The King of Bahrain has expressed his gratitude to the organizers of the Formula 1 race held Sunday in the kingdom, despite violent protests by the Shiite opposition which calls for fundamental reforms. In the morning, residents said, security forces were heavily deployed, especially on roads leading to the Sakhir circuit where the race was to take place from 1600 GMT. But young protesters managed to block roads briefly, setting fire to tires or dumpsters, while a helicopter flew over the area at low altitude.
The King of Bahrain, Hamad bin Issa Al-Khalifa, who planned to attend the race, promised in a statement to conduct political reforms demanded by the Shiite opposition.

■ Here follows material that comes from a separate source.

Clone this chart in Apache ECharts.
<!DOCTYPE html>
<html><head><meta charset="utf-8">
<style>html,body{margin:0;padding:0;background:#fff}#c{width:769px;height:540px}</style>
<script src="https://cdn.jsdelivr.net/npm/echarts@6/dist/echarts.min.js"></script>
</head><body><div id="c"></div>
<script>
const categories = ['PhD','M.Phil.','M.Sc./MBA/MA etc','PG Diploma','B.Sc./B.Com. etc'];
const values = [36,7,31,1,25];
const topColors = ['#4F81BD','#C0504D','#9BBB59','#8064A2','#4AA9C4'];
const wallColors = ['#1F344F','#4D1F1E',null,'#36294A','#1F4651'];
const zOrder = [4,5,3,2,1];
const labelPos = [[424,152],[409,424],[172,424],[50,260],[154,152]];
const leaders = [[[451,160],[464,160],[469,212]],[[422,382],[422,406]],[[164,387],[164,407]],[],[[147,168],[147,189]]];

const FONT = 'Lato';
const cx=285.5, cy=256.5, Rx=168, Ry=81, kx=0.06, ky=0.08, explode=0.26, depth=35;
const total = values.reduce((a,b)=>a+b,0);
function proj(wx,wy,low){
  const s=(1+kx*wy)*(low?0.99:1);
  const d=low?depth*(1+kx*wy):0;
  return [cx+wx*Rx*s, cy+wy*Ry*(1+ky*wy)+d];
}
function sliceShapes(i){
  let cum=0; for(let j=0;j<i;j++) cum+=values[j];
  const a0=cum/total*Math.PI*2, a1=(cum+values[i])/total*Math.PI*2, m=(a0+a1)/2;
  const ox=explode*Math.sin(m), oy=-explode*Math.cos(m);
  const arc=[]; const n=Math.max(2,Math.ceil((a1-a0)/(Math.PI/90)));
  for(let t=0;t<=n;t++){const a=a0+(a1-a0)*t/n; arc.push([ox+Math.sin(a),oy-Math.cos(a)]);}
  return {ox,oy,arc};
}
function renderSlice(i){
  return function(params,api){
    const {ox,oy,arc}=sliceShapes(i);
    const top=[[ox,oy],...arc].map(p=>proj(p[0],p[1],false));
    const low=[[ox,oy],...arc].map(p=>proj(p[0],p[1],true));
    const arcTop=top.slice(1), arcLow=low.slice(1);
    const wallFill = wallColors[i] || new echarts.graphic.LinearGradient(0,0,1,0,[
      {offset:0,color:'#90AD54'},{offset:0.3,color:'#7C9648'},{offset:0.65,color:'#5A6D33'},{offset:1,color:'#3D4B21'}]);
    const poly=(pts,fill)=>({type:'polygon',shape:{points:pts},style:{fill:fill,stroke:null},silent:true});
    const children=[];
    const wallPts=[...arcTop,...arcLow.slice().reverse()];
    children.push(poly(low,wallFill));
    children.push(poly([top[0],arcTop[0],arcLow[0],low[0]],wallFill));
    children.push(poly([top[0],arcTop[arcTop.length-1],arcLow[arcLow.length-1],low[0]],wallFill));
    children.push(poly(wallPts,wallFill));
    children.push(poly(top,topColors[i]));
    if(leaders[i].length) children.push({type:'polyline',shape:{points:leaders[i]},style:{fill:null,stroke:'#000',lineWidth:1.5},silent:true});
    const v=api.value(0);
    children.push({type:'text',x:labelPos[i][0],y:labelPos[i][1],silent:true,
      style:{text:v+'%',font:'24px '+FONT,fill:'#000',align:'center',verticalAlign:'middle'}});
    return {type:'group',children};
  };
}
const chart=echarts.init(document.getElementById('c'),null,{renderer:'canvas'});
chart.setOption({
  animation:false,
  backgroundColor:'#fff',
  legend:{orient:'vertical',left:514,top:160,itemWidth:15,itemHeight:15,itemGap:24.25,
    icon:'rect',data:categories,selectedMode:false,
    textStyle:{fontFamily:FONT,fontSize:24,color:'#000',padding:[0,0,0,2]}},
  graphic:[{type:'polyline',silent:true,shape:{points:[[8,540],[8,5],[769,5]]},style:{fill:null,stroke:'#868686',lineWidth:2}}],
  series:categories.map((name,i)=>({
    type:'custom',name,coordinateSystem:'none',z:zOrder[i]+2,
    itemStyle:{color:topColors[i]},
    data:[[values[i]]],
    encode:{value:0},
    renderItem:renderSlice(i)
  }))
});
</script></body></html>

On Saturday, the opposition reported the first death in the demonstrations related to F1. Fresh clashes, sometimes violent, broke out overnight Saturday in some Shiite villages. Scores of protesters, some wearing hoods, chanted slogans against the regime before clashing with security forces deployed massively around their villages, witnesses said. In some villages, like Malkiya, Karzakan, Sadad, and Damistan, protesters waved banners proclaiming, "No to the formula of blood". Tear gas and stun grenades were fired by police forces, as the demonstrators responded by throwing stones and petrol bombs, witnesses said. However, police managed to block access to the center of Manama to prevent a planned demonstration on Saturday night to demand the release of Abdul Hadi al-Khawaja, a militant sentenced to life imprisonment who started a hunger strike before two months. While NGOs in European capitals were concerned about his health, the Interior Ministry said Sunday on its Twitter account, he was "healthy".
According to officials of the Bahrain International Circuit, Mr. Khawaja was to receive a visit by the Danish Ambassador. In addition, another opposition activist, Mohammed Hassan, was arrested and "tortured" for accompanying journalists during demonstrations in a Shiite village. This was denounced Sunday by the Bahrain Center for Human Rights.
The authorities claim that the incidents are isolated and trying to minimize their impact on the Grand Prix, after the cancellation of the race last year. King Hamad thanked the organizers who have "assured that this great event will be held in the spirit of celebration." But, he added, "I want to emphasize clearly my personal commitment to reforms and reconciliation in our great country." "The door remains open to sincere dialogue" between Bahrainis, he said. Organizations defending human rights criticized the race being held during an era of political crisis.